STATED PROBLEM: Find the lines holding the string "seaborn" in the data, then copy all of them.

RECORDS FOR THE TASK:
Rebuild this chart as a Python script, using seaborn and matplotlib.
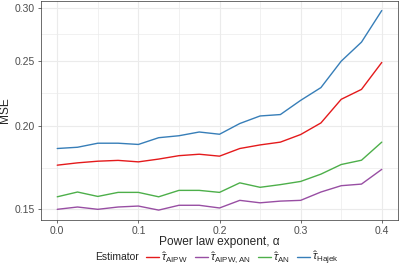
import numpy as np
import pandas as pd
import seaborn as sns
import matplotlib.pyplot as plt
from matplotlib.lines import Line2D

# values
alpha = [0.0, 0.025, 0.05, 0.075, 0.1, 0.125, 0.15, 0.175, 0.2,
         0.225, 0.25, 0.275, 0.3, 0.325, 0.35, 0.375, 0.4]
mse_aipw = [0.1746, 0.1760, 0.1770, 0.1775, 0.1766, 0.1783, 0.1804, 0.1813, 0.1801,
            0.1849, 0.1872, 0.1890, 0.1940, 0.2019, 0.2190, 0.2266, 0.2486]
mse_aipw_an = [0.1500, 0.1512, 0.1500, 0.1512, 0.1517, 0.1496, 0.1521, 0.1521, 0.1507,
               0.1547, 0.1534, 0.1543, 0.1547, 0.1592, 0.1627, 0.1636, 0.1721]
mse_an = [0.1566, 0.1592, 0.1568, 0.1590, 0.1590, 0.1566, 0.1601, 0.1601, 0.1590,
          0.1643, 0.1618, 0.1633, 0.1651, 0.1693, 0.1750, 0.1776, 0.1890]
mse_hajek = [0.1849, 0.1857, 0.1883, 0.1883, 0.1875, 0.1919, 0.1932, 0.1957, 0.1942,
             0.2015, 0.2068, 0.2078, 0.2182, 0.2280, 0.2497, 0.2666, 0.2972]

estimators = [r'$\hat{\tau}_{\mathrm{AIPW}}$', r'$\hat{\tau}_{\mathrm{AIPW,AN}}$',
              r'$\hat{\tau}_{\mathrm{AN}}$', r'$\hat{\tau}_{\mathrm{Hajek}}$']
colors = ['#E41A1C', '#984EA3', '#4DAF4A', '#377EB8']
y_ticks = [0.15, 0.20, 0.25, 0.30]

df = pd.DataFrame({
    'alpha': alpha * 4,
    'MSE': mse_aipw + mse_aipw_an + mse_an + mse_hajek,
    'Estimator': np.repeat(estimators, len(alpha)),
})

sns.set_theme(style="white")
plt.rcParams['font.family'] = ['Liberation Sans', 'DejaVu Sans']
plt.rcParams['mathtext.fontset'] = 'custom'
plt.rcParams['mathtext.rm'] = 'Liberation Sans'
plt.rcParams['mathtext.it'] = 'Liberation Sans:italic'

fig = plt.figure(figsize=(3.99, 2.66), dpi=100)
ax = fig.add_axes([0.1028, 0.173, 0.8947, 0.825])

palette = dict(zip(estimators, colors))
sns.lineplot(data=df, x='alpha', y='MSE', hue='Estimator', hue_order=estimators,
             palette=palette, linewidth=1.0, ax=ax, legend=False)

ax.set_yscale('log')
ax.set_ylim(0.1446, 0.3076)
ax.set_xlim(-0.02, 0.42)

ax.set_yticks(y_ticks)
ax.set_yticklabels(['%.2f' % v for v in y_ticks])
minor_y = [np.sqrt(a * b) for a, b in zip(y_ticks[:-1], y_ticks[1:])]
ax.set_yticks(minor_y, minor=True)
ax.set_xticks([0.0, 0.1, 0.2, 0.3, 0.4])
ax.set_xticklabels(['0.0', '0.1', '0.2', '0.3', '0.4'])
ax.set_xticks([0.05, 0.15, 0.25, 0.35], minor=True)

ax.grid(True, which='major', color='#EBEBEB', linewidth=0.8)
ax.grid(True, which='minor', color='#EBEBEB', linewidth=0.5)
ax.set_axisbelow(True)

ax.tick_params(which='major', length=2.5, width=0.5, color='#333333',
               labelsize=7.5, labelcolor='#4D4D4D', pad=2, left=True, bottom=True)
ax.tick_params(which='minor', length=0, labelleft=False, labelbottom=False)
for s in ax.spines.values():
    s.set_color('#333333')
    s.set_linewidth(0.5)

ax.set_xlabel('Power law exponent, α', fontsize=8.6, labelpad=0)
ax.set_ylabel('MSE', fontsize=8.6)
ax.yaxis.set_label_coords(-0.083, 0.5)

handles = [Line2D([], [], color=c, linewidth=1.0) for c in colors]
fig.text(0.238, 0.034, 'Estimator', fontsize=7.5, va='center', ha='left')
fig.legend(handles, estimators, loc='center left', bbox_to_anchor=(0.366, 0.029),
           ncol=4, frameon=False, fontsize=8.2, handlelength=1.15,
           handletextpad=0.2, columnspacing=0.6, borderpad=0, borderaxespad=0)

fig.savefig('out.png', dpi=100)
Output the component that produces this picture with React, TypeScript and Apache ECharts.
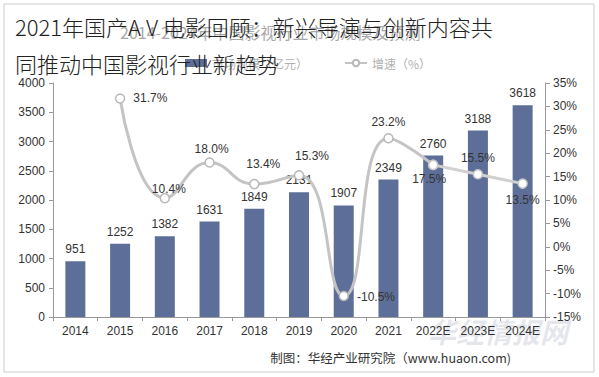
import React, { useEffect, useRef } from "react";
import * as echarts from "echarts";

const categories = ["2014", "2015", "2016", "2017", "2018", "2019", "2020", "2021", "2022E", "2023E", "2024E"];
const marketSize = [951, 1252, 1382, 1631, 1849, 2131, 1907, 2349, 2760, 3188, 3618];
const growthActual = [null, 31.7, 10.4, 18.0, 13.4, 15.3, -10.5, 23.2, 17.5, null, null];
const growthForecast = [null, null, null, null, null, null, null, null, 17.5, 15.5, 13.5];

// label placement per point (style only)
const actualLabelPlace: any[] = [
  null,
  { position: "right", distance: 8, offset: [0, 0] },
  { position: "top", offset: [4, 7] },
  { position: "top", offset: [2, 3] },
  { position: "top", offset: [9, -4] },
  { position: "top", offset: [13, -3] },
  { position: "right", distance: 8, offset: [0, 1] },
  { position: "top", offset: [0, 0] },
  { position: "bottom", offset: [-4, -2] },
  null,
  null,
];
const forecastLabelPlace: any[] = [
  null, null, null, null, null, null, null, null,
  { show: false },
  { position: "top", offset: [0, 0] },
  { position: "bottom", offset: [0, 0] },
];

const NUM_FONT = "'Liberation Sans', Arial, sans-serif";
const CJK_FONT = "'Noto Sans CJK SC', 'Noto Sans', sans-serif";

export default function App() {
  const ref = useRef<HTMLDivElement>(null);
  useEffect(() => {
    if (!ref.current) return;
    const chart = echarts.init(ref.current, null, { renderer: "svg" });
    const fmt = (p: any) => (p.value == null ? "" : Number(p.value).toFixed(1) + "%");
    const mk = (vals: any[], places: any[]) =>
      vals.map((v, i) =>
        v == null
          ? null
          : { value: v, label: { show: true, ...(places[i] || {}) } }
      );
    chart.setOption({
      animation: false,
      backgroundColor: "#ffffff",
      textStyle: { fontFamily: NUM_FONT },
      title: [
        {
          text: "2014-2024年中国影视行业市场规模及预测",
          left: 115,
          top: 19,
          textStyle: { fontSize: 16, color: "#a8a8a8", fontWeight: "normal", fontFamily: CJK_FONT },
        },
        {
          text: "2021年国产A V 电影回顾：新兴导演与创新内容共\n同推动中国影视行业新趋势",
          left: 10,
          top: 2,
          textStyle: {
            fontSize: 22,
            lineHeight: 37,
            color: "#222222",
            fontWeight: 300,
            fontFamily: CJK_FONT,
          },
        },
      ],
      legend: {
        left: 180,
        top: 52,
        itemGap: 36,
        itemWidth: 22,
        itemHeight: 8,
        textStyle: { fontSize: 12, color: "#b0b0b0", fontFamily: CJK_FONT },
        data: [
          { name: "市场规模（亿元）", icon: "rect" },
          { name: "增速（%）" },
        ],
      },
      grid: { left: 53, right: 54, top: 83, bottom: 60 },
      xAxis: {
        type: "category",
        data: categories,
        axisLine: { lineStyle: { color: "#999999" } },
        axisTick: { show: true, length: 4, lineStyle: { color: "#999999" } },
        axisLabel: { color: "#333333", fontSize: 12, margin: 8, interval: 0 },
      },
      yAxis: [
        {
          type: "value",
          min: 0,
          max: 4000,
          interval: 500,
          splitLine: { show: false },
          axisLine: { show: true, lineStyle: { color: "#999999" } },
          axisTick: { show: true, length: 4, lineStyle: { color: "#999999" } },
          axisLabel: { color: "#333333", fontSize: 12, margin: 8, formatter: (v: number) => String(v) },
        },
        {
          type: "value",
          min: -15,
          max: 35,
          interval: 5,
          position: "right",
          splitLine: { show: false },
          axisLine: { show: true, lineStyle: { color: "#999999" } },
          axisTick: { show: true, length: 5, lineStyle: { color: "#999999" } },
          axisLabel: { color: "#333333", fontSize: 12, margin: 8, formatter: "{value}%" },
        },
      ],
      series: [
        {
          name: "市场规模（亿元）",
          type: "bar",
          data: marketSize,
          barWidth: 20,
          itemStyle: { color: "#5d6f98" },
          label: { show: true, position: "top", distance: 6, color: "#333333", fontSize: 12 },
        },
        {
          name: "增速（%）",
          type: "line",
          yAxisIndex: 1,
          smooth: 0.5,
          data: mk(growthActual, actualLabelPlace),
          symbol: "circle",
          symbolSize: 9,
          lineStyle: { color: "#c4c4c4", width: 3 },
          itemStyle: { color: "#ffffff", borderColor: "#b8b8b8", borderWidth: 1.5 },
          label: { show: true, color: "#333333", fontSize: 12, formatter: fmt },
          z: 5,
        },
        {
          name: "增速（%）",
          type: "line",
          yAxisIndex: 1,
          data: mk(growthForecast, forecastLabelPlace),
          symbol: "circle",
          symbolSize: 9,
          lineStyle: { color: "#d0d0d0", width: 3 },
          itemStyle: { color: "#ffffff", borderColor: "#c8c8c8", borderWidth: 1.5 },
          label: { show: true, color: "#333333", fontSize: 12, formatter: fmt },
          z: 5,
        },
      ],
      graphic: [
        {
          type: "rect",
          shape: { x: 4, y: 4, width: 590, height: 368 },
          style: { fill: "none", stroke: "#cccccc", lineWidth: 1 },
          silent: true,
          z: -1,
        },
        {
          type: "text",
          left: 428,
          top: 317,
          style: {
            text: "华经情报网",
            fontSize: 28,
            fontWeight: "bold",
            fontStyle: "italic",
            fill: "rgba(150,158,175,0.25)",
            fontFamily: CJK_FONT,
          },
          silent: true,
          z: -1,
        },
        {
          type: "text",
          right: 88,
          top: 351,
          style: {
            text: "制图：华经产业研究院（www.huaon.com)",
            fontSize: 12.5,
            fill: "#333333",
            fontFamily: CJK_FONT,
          },
          silent: true,
        },
      ],
    });
    return () => chart.dispose();
  }, []);
  return (
    <div
      ref={ref}
      style={{ position: "fixed", left: 0, top: 0, width: 599, height: 377 }}
    />
  );
}
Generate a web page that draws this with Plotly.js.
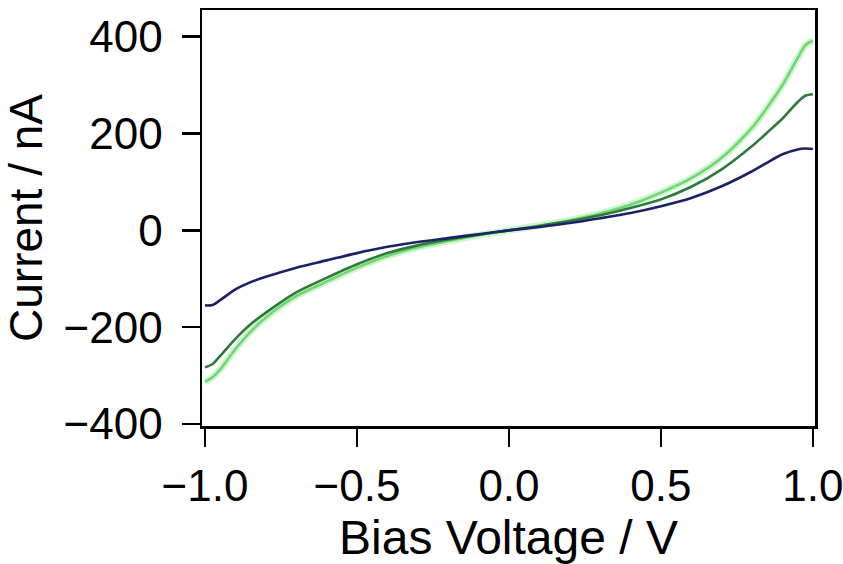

COMPLETED EXERCISE:
Rebuild this chart as a Python script, using seaborn and matplotlib.
import seaborn as sns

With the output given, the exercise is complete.